What to do: Quote, verbatim, all material below, without pictures.
***
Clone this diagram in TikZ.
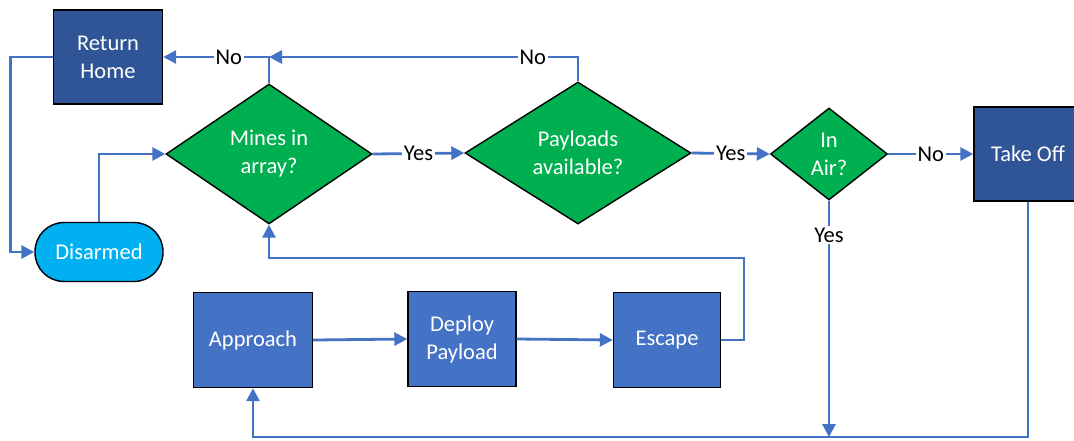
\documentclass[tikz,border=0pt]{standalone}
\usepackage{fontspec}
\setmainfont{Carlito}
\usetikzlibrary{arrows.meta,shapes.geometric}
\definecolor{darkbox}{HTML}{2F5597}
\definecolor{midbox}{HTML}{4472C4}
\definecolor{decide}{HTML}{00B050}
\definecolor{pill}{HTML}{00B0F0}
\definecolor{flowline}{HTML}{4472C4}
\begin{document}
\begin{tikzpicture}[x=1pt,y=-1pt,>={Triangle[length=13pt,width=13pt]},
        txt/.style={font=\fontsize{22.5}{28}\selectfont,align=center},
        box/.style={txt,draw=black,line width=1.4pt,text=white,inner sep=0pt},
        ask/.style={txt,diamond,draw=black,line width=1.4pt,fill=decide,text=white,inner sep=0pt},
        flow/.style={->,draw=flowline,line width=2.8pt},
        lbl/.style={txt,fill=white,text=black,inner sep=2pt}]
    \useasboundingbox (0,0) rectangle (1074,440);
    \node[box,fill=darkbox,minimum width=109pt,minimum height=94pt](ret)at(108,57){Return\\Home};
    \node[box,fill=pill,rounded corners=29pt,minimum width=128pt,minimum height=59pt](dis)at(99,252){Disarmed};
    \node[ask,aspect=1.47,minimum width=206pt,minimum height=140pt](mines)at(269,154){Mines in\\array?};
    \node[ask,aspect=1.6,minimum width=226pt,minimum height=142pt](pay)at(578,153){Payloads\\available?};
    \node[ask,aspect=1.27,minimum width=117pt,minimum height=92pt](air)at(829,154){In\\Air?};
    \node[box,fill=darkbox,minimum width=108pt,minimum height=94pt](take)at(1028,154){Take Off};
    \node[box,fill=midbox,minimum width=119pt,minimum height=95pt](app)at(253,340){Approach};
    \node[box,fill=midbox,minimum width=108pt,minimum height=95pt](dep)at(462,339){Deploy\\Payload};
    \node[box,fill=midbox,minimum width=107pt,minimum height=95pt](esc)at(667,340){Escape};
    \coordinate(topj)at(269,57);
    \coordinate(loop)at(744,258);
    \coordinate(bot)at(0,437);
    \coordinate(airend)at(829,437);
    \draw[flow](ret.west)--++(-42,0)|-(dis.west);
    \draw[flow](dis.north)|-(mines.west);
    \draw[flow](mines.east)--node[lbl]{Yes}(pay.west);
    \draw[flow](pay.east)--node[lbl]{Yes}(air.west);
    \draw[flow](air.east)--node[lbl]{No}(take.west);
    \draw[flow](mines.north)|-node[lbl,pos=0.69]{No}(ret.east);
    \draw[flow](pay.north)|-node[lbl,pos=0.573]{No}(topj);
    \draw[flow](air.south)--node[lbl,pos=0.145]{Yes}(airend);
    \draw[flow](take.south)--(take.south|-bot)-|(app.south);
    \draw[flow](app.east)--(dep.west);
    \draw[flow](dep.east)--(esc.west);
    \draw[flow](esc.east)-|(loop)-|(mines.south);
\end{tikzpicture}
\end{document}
***
Answer to the exercise:
Clone this diagram in TikZ.
\documentclass[tikz,border=0pt]{standalone}
\usepackage{fontspec}
\setmainfont{Carlito}
\usetikzlibrary{arrows.meta,shapes.geometric}
\definecolor{darkbox}{HTML}{2F5597}
\definecolor{midbox}{HTML}{4472C4}
\definecolor{decide}{HTML}{00B050}
\definecolor{pill}{HTML}{00B0F0}
\definecolor{flowline}{HTML}{4472C4}
\begin{document}
\begin{tikzpicture}[x=1pt,y=-1pt,>={Triangle[length=13pt,width=13pt]},
        txt/.style={font=\fontsize{22.5}{28}\selectfont,align=center},
        box/.style={txt,draw=black,line width=1.4pt,text=white,inner sep=0pt},
        ask/.style={txt,diamond,draw=black,line width=1.4pt,fill=decide,text=white,inner sep=0pt},
        flow/.style={->,draw=flowline,line width=2.8pt},
        lbl/.style={txt,fill=white,text=black,inner sep=2pt}]
    \useasboundingbox (0,0) rectangle (1074,440);
    \node[box,fill=darkbox,minimum width=109pt,minimum height=94pt](ret)at(108,57){Return\\Home};
    \node[box,fill=pill,rounded corners=29pt,minimum width=128pt,minimum height=59pt](dis)at(99,252){Disarmed};
    \node[ask,aspect=1.47,minimum width=206pt,minimum height=140pt](mines)at(269,154){Mines in\\array?};
    \node[ask,aspect=1.6,minimum width=226pt,minimum height=142pt](pay)at(578,153){Payloads\\available?};
    \node[ask,aspect=1.27,minimum width=117pt,minimum height=92pt](air)at(829,154){In\\Air?};
    \node[box,fill=darkbox,minimum width=108pt,minimum height=94pt](take)at(1028,154){Take Off};
    \node[box,fill=midbox,minimum width=119pt,minimum height=95pt](app)at(253,340){Approach};
    \node[box,fill=midbox,minimum width=108pt,minimum height=95pt](dep)at(462,339){Deploy\\Payload};
    \node[box,fill=midbox,minimum width=107pt,minimum height=95pt](esc)at(667,340){Escape};
    \coordinate(topj)at(269,57);
    \coordinate(loop)at(744,258);
    \coordinate(bot)at(0,437);
    \coordinate(airend)at(829,437);
    \draw[flow](ret.west)--++(-42,0)|-(dis.west);
    \draw[flow](dis.north)|-(mines.west);
    \draw[flow](mines.east)--node[lbl]{Yes}(pay.west);
    \draw[flow](pay.east)--node[lbl]{Yes}(air.west);
    \draw[flow](air.east)--node[lbl]{No}(take.west);
    \draw[flow](mines.north)|-node[lbl,pos=0.69]{No}(ret.east);
    \draw[flow](pay.north)|-node[lbl,pos=0.573]{No}(topj);
    \draw[flow](air.south)--node[lbl,pos=0.145]{Yes}(airend);
    \draw[flow](take.south)--(take.south|-bot)-|(app.south);
    \draw[flow](app.east)--(dep.west);
    \draw[flow](dep.east)--(esc.west);
    \draw[flow](esc.east)-|(loop)-|(mines.south);
\end{tikzpicture}
\end{document}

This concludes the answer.